TD再励学习在卫星姿态控制中的应用

The Application of TD Based Reinforcement Learning in Satellite Attitude Control

摘要: 随着卫星姿态控制系统对控制精度、鲁棒性和抗干扰要求的不断提高,将模糊神经网络控制引入到三轴稳定卫星的姿态控制中,并采用基于时差(TD)法的再励学习来解决模糊神经网络参数在线调整的问题,可以在无需训练样本的前提下实现控制器的在线学习.仿真结果表明,这种结合再励学习的控制算法不仅可以满足对姿态控制精度的要求,有效地抵制了外界干扰,并对卫星的不确定性有较强的鲁棒性.

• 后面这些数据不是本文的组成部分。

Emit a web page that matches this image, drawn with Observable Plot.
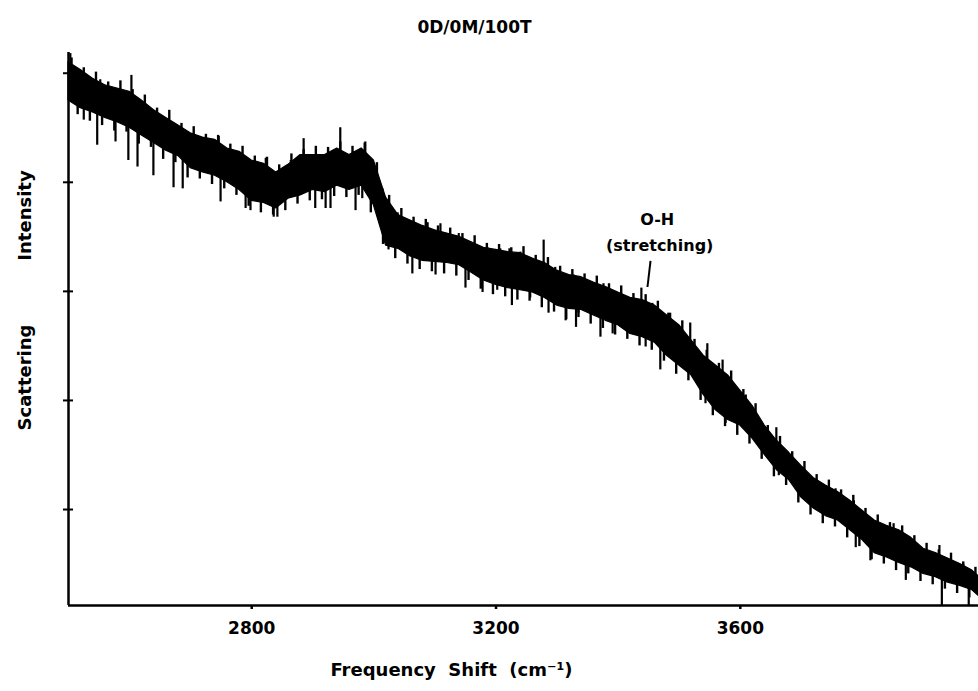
<!DOCTYPE html>
<html><head><meta charset="utf-8">
<script src="https://cdn.jsdelivr.net/npm/d3@7"></script>
<script src="https://cdn.jsdelivr.net/npm/@observablehq/plot@0.6"></script>
<style>body{margin:0;background:#fff}</style>
</head><body><div id="chart"></div>
<script>
const title = "0D/0M/100T";
const xLabel = "Frequency  Shift  (cm⁻¹)";
const yLabelWords = ["Scattering", "Intensity"];
const xTicks = [2800, 3200, 3600];
const yTicks = [100, 200, 300, 400, 500];
const xDomain = [2500, 3990];
const yDomain = [12, 519];

// Raman shift grid (cm-1)
const freq = [2500,2520,2540,2560,2580,2600,2620,2640,2660,2680,2700,2720,2740,2760,2780,2800,2820,2840,2860,2880,2900,2920,2940,2960,2980,3000,3020,3040,3060,3080,3100,3120,3140,3160,3180,3200,3220,3240,3260,3280,3300,3320,3340,3360,3380,3400,3420,3440,3460,3480,3500,3520,3540,3560,3580,3600,3620,3640,3660,3680,3700,3720,3740,3760,3780,3800,3820,3840,3860,3880,3900,3920,3940,3960,3980,3990];
// upper edge of the noisy trace (arb. units)
const upper = [510,503,495,489,486,483,475,466,459,452,445,441,439,431,428,420,417,409,416,425,425,425,431,425,431,420,386,370,365,360,356,353,350,345,340,338,336,335,330,326,319,315,313,308,304,299,294,292,287,278,269,255,241,232,223,209,195,177,163,152,140,129,122,116,108,99,90,85,81,74,64,60,55,50,44,39];
// lower edge of the noisy trace (arb. units)
const lower = [475,468,464,459,455,450,443,436,429,424,413,409,406,400,393,383,381,376,385,388,393,391,397,393,397,379,342,339,332,328,327,326,324,317,310,306,303,301,299,294,287,284,283,278,273,269,261,258,253,241,232,223,205,191,182,177,165,150,136,127,111,101,94,90,81,72,60,56,51,47,41,38,33,30,26,21];

// large noise spikes: position and tip value
const spikeFreq = [2503,2525,2547,2552,2577,2598,2603,2613,2626,2639,2646,2662,2672,2683,2687,2700,2746,2749,2775,2790,2798,2823,2836,2842,2864,2885,2904,2921,2929,2945,2967,2970,2981,2986,3014,3024,3039,3063,3088,3101,3109,3139,3150,3158,3178,3186,3202,3207,3222,3226,3240,3256,3278,3286,3297,3314,3327,3331,3335,3371,3376,3391,3404,3438,3445,3456,3469,3482,3502,3518,3543,3546,3571,3576,3592,3609,3659,3663,3699,3731,3756,3786,3789,3813,3851,3871,3926,3930,3965,3974];
const spikeTip  = [518,457,434,494,437,420,498,414,468,406,460,452,395,450,394,443,442,382,425,376,374,422,368,368,420,440,376,376,376,450,428,374,385,437,394,338,372,316,363,315,362,353,303,345,299,340,301,339,339,287,336,294,347,280,322,273,315,267,280,258,307,261,298,303,249,289,228,280,243,271,197,252,237,179,179,205,175,131,111,117,119,108,65,53,87,35,67,12,50,12];

// small noise teeth along both edges: position and tip value
const teethFreq = [2505,2515,2525,2535,2545,2555,2565,2575,2585,2595,2605,2615,2625,2635,2645,2655,2665,2675,2685,2695,2705,2715,2725,2735,2745,2755,2765,2775,2785,2795,2805,2815,2825,2835,2845,2855,2865,2875,2885,2895,2905,2915,2925,2935,2945,2955,2965,2975,2985,2995,3005,3015,3025,3035,3045,3055,3065,3075,3085,3095,3105,3115,3125,3135,3145,3155,3165,3175,3185,3195,3205,3215,3225,3235,3245,3255,3265,3275,3285,3295,3305,3315,3325,3335,3345,3355,3365,3375,3385,3395,3405,3415,3425,3435,3445,3455,3465,3475,3485,3495,3505,3515,3525,3535,3545,3555,3565,3575,3585,3595,3605,3615,3625,3635,3645,3655,3665,3675,3685,3695,3705,3715,3725,3735,3745,3755,3765,3775,3785,3795,3805,3815,3825,3835,3845,3855,3865,3875,3885,3895,3905,3915,3925,3935,3945,3955,3965,3975,3985];
const teethTip  = [514,462,505,456,501,452,492,447,493,446,485,435,480,432,468,421,466,418,454,404,451,403,444,398,443,394,435,388,433,378,424,372,423,370,416,374,426,380,430,383,433,384,432,387,437,386,433,388,436,372,418,343,388,330,376,325,368,320,366,318,360,316,358,314,353,310,351,302,344,297,343,295,340,292,341,291,333,285,331,281,323,274,320,276,316,270,314,266,307,260,305,256,298,250,297,246,291,236,280,224,273,218,256,200,246,186,234,176,227,168,210,160,197,146,177,130,167,122,153,106,144,95,132,87,127,84,118,74,113,66,101,54,95,50,88,44,85,41,76,34,69,31,63,27,60,23,52,19,47];

// annotation
const annoLines = ["O-H", "(stretching)"];
const annoX = [3464, 3468];
const annoY = [366, 342];
const leader = {x1: 3453, y1: 328, x2: 3448, y2: 304};

const band = freq.map((f, i) => ({freq: f, hi: upper[i], lo: lower[i]}));
function mid(f) {
  let j = d3.bisectLeft(freq, f);
  j = Math.min(Math.max(j, 1), freq.length - 1);
  const a = freq[j - 1], b = freq[j];
  const t = Math.max(0, Math.min(1, (f - a) / (b - a)));
  return ((upper[j - 1] + lower[j - 1]) * (1 - t) + (upper[j] + lower[j]) * t) / 2;
}
const spikes = spikeFreq.map((f, i) => ({freq: f, tip: spikeTip[i], base: mid(f)}));
const teeth = teethFreq.map((f, i) => ({freq: f, tip: teethTip[i], base: mid(f)}));
const annos = annoLines.map((t, i) => ({text: t, x: annoX[i], y: annoY[i]}));

const chart = Plot.plot({
  width: 978,
  height: 691,
  marginLeft: 68,
  marginRight: 0,
  marginTop: 52,
  marginBottom: 86,
  style: {background: "white", color: "black", fontFamily: "'DejaVu Sans', sans-serif", fontSize: "17px", fontWeight: "bold"},
  x: {domain: xDomain},
  y: {domain: yDomain},
  marks: [
    Plot.areaY(band, {x: "freq", y1: "lo", y2: "hi", fill: "black", stroke: "black", strokeWidth: 1.2}),
    Plot.ruleX(teeth, {x: "freq", y1: "base", y2: "tip", stroke: "black", strokeWidth: 2.4}),
    Plot.ruleX(spikes, {x: "freq", y1: "base", y2: "tip", stroke: "black", strokeWidth: 2.2}),
    Plot.ruleX([xDomain[0]], {stroke: "black", strokeWidth: 2.5}),
    Plot.ruleY([yDomain[0]], {stroke: "black", strokeWidth: 2.5}),
    Plot.axisY({ticks: yTicks, tickSize: 10, dx: 5, tickFormat: () => "", label: null, strokeWidth: 2}),
    Plot.axisX({ticks: xTicks, tickSize: 4, tickPadding: 12, tickFormat: d => String(d), label: null, strokeWidth: 2.5, fontSize: 17}),
    Plot.link([leader], {x1: "x1", y1: "y1", x2: "x2", y2: "y2", stroke: "black", strokeWidth: 2}),
    Plot.text(annos, {x: "x", y: "y", text: "text", fontSize: 16, fontWeight: "bold"}),
    Plot.text([title], {frameAnchor: "top-left", dx: 406, dy: -25, textAnchor: "middle", lineAnchor: "middle", text: d => d, fontSize: 17, fontWeight: "bold"}),
    Plot.text([xLabel], {frameAnchor: "top-left", dx: 383, dy: 618, textAnchor: "middle", lineAnchor: "middle", text: d => d, fontSize: 18, fontWeight: "bold"}),
    Plot.text([yLabelWords[1]], {frameAnchor: "top-left", dx: -43, dy: 163, textAnchor: "middle", lineAnchor: "middle", rotate: -90, text: d => d, fontSize: 18, fontWeight: "bold"}),
    Plot.text([yLabelWords[0]], {frameAnchor: "top-left", dx: -43, dy: 325, textAnchor: "middle", lineAnchor: "middle", rotate: -90, text: d => d, fontSize: 18, fontWeight: "bold"})
  ]
});
document.getElementById("chart").appendChild(chart);
</script>
</body></html>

Abstract: With higher requirements on the accuracy,robustness and disturbance rejection ability in satellite attitude control system,a fuzzy neural control approach applied to the three-axis stabilized satellite is presented.In order to solve problems of online learning and tuning of fuzzy neural network parameters,reinforcement learning based on temporal difference(TD) is proposed and studied,so that training samples for the self-learning controllers are no longer needed.Simulation results showed that the proposed control method with reinforcement learning architecture could not(only) improve the accuracy and robustness of the system,but could also deal with the uncertainties and external disturbance efficiently.